***** Data extract

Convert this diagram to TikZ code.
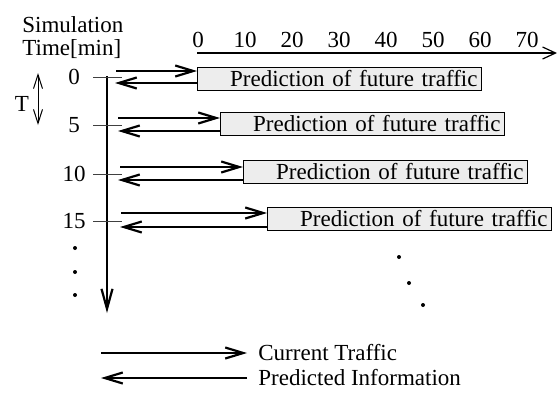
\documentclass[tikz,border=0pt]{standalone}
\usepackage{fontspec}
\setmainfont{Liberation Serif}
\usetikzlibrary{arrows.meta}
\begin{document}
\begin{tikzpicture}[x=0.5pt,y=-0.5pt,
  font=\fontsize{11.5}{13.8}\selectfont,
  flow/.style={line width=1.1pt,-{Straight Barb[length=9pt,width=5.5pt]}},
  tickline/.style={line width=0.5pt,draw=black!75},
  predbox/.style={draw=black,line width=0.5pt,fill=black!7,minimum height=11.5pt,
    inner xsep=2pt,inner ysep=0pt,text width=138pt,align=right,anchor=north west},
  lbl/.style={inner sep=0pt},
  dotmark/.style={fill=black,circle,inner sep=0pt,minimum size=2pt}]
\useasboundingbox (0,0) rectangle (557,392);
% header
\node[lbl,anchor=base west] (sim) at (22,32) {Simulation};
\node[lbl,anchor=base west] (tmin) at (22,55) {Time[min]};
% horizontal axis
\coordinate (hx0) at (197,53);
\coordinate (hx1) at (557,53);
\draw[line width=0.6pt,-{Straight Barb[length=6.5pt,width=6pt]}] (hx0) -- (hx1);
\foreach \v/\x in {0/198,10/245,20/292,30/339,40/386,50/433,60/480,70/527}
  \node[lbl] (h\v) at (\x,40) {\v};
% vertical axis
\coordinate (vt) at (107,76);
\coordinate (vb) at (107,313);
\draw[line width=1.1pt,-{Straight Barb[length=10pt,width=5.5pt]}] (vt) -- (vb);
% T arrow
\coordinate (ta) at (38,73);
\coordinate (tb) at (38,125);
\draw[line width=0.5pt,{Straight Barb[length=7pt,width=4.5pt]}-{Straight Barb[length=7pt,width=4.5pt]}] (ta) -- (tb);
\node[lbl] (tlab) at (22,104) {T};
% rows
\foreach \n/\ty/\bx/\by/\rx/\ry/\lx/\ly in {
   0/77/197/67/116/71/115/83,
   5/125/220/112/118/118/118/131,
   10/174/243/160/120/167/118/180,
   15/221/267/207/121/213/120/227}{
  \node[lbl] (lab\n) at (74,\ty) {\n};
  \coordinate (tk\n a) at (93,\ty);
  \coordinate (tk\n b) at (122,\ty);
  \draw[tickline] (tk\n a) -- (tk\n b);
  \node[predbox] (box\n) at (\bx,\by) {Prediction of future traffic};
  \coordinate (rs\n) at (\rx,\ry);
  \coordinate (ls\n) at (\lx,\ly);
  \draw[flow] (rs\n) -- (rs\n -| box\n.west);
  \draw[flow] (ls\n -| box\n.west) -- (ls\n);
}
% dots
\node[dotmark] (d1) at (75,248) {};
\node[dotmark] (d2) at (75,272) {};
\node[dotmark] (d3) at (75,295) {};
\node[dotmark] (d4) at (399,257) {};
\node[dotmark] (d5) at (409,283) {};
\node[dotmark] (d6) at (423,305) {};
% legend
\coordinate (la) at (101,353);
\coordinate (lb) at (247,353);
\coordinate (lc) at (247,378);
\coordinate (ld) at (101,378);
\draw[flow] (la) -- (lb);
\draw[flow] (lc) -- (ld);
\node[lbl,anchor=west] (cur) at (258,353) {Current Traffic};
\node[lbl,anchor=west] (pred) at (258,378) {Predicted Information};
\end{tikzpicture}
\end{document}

**********

• Directive:
Quote in full the listing given above; the images are to be left out.

• The reply:
Convert this diagram to TikZ code.
\documentclass[tikz,border=0pt]{standalone}
\usepackage{fontspec}
\setmainfont{Liberation Serif}
\usetikzlibrary{arrows.meta}
\begin{document}
\begin{tikzpicture}[x=0.5pt,y=-0.5pt,
  font=\fontsize{11.5}{13.8}\selectfont,
  flow/.style={line width=1.1pt,-{Straight Barb[length=9pt,width=5.5pt]}},
  tickline/.style={line width=0.5pt,draw=black!75},
  predbox/.style={draw=black,line width=0.5pt,fill=black!7,minimum height=11.5pt,
    inner xsep=2pt,inner ysep=0pt,text width=138pt,align=right,anchor=north west},
  lbl/.style={inner sep=0pt},
  dotmark/.style={fill=black,circle,inner sep=0pt,minimum size=2pt}]
\useasboundingbox (0,0) rectangle (557,392);
% header
\node[lbl,anchor=base west] (sim) at (22,32) {Simulation};
\node[lbl,anchor=base west] (tmin) at (22,55) {Time[min]};
% horizontal axis
\coordinate (hx0) at (197,53);
\coordinate (hx1) at (557,53);
\draw[line width=0.6pt,-{Straight Barb[length=6.5pt,width=6pt]}] (hx0) -- (hx1);
\foreach \v/\x in {0/198,10/245,20/292,30/339,40/386,50/433,60/480,70/527}
  \node[lbl] (h\v) at (\x,40) {\v};
% vertical axis
\coordinate (vt) at (107,76);
\coordinate (vb) at (107,313);
\draw[line width=1.1pt,-{Straight Barb[length=10pt,width=5.5pt]}] (vt) -- (vb);
% T arrow
\coordinate (ta) at (38,73);
\coordinate (tb) at (38,125);
\draw[line width=0.5pt,{Straight Barb[length=7pt,width=4.5pt]}-{Straight Barb[length=7pt,width=4.5pt]}] (ta) -- (tb);
\node[lbl] (tlab) at (22,104) {T};
% rows
\foreach \n/\ty/\bx/\by/\rx/\ry/\lx/\ly in {
   0/77/197/67/116/71/115/83,
   5/125/220/112/118/118/118/131,
   10/174/243/160/120/167/118/180,
   15/221/267/207/121/213/120/227}{
  \node[lbl] (lab\n) at (74,\ty) {\n};
  \coordinate (tk\n a) at (93,\ty);
  \coordinate (tk\n b) at (122,\ty);
  \draw[tickline] (tk\n a) -- (tk\n b);
  \node[predbox] (box\n) at (\bx,\by) {Prediction of future traffic};
  \coordinate (rs\n) at (\rx,\ry);
  \coordinate (ls\n) at (\lx,\ly);
  \draw[flow] (rs\n) -- (rs\n -| box\n.west);
  \draw[flow] (ls\n -| box\n.west) -- (ls\n);
}
% dots
\node[dotmark] (d1) at (75,248) {};
\node[dotmark] (d2) at (75,272) {};
\node[dotmark] (d3) at (75,295) {};
\node[dotmark] (d4) at (399,257) {};
\node[dotmark] (d5) at (409,283) {};
\node[dotmark] (d6) at (423,305) {};
% legend
\coordinate (la) at (101,353);
\coordinate (lb) at (247,353);
\coordinate (lc) at (247,378);
\coordinate (ld) at (101,378);
\draw[flow] (la) -- (lb);
\draw[flow] (lc) -- (ld);
\node[lbl,anchor=west] (cur) at (258,353) {Current Traffic};
\node[lbl,anchor=west] (pred) at (258,378) {Predicted Information};
\end{tikzpicture}
\end{document}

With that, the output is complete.